日本楽理のフェティッシュな儀式性は、「反米」なんだ、と考えると腑に落ちる。音楽学の免状を発行する家元であるかのような振る舞いは、その端的な現れでしょう。

関西の民族音楽学や東大のカルスタ・ポスコロは、日本の洋楽における「反米」(それは日本楽理がそうであるように、しばしば、親ヨーロッパ=親仏、親独、親英として現象する)の系譜を可視化して、適切に対処するのを怠ってきた。「反米」としての日本楽理が、今日のように頑迷な姿に育ったのは、そのツケが回っているんだと思う。

生前の畑中良輔は、信時潔をここぞの場で腹から声を出す「声の人」として回想した。

吉田寛によると、競争 competition とは「共に探すこと」であるそうだが、阪大や東大が「攻め方」を間違えて、相手を正面に見据えることなく厄介者扱いすることが、結果的に competiton を阻害して、それで日本楽理が立ち往生しているのではないでしょうか。

阪大生や東大生のやり口は、日本楽理をイジメの末に放置して、なぶり殺しにする不良大学生を思わせる。これは、80年代から現在まで、ずっとそうだ。エリート高等遊民のこういう場合の態度は、ホモソーシャルで実にエグい。
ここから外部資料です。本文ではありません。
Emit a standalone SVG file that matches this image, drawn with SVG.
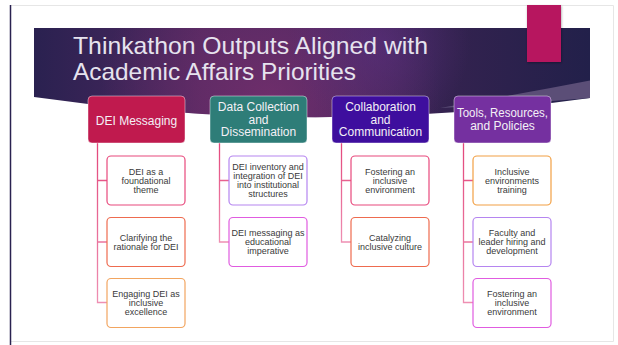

私は、現状の日本楽理を不快で耐えがたいと思っていますが、でも、瀕死の行き倒れみたいになればいいとは思わない。「声」を取り戻して欲しいのです。不良大学生に喝を入れることができるところまで、回復していただきたいと思っております。21世紀にふさわしく適切にアップデートしたうえで。

私は、「日本音楽学会史・平成版」として、こういう構図を想定しています。吉田寛や増田聡や広瀬大介や岡田暁生や長木誠司や角倉一朗が登場する「私たちの歴史」です。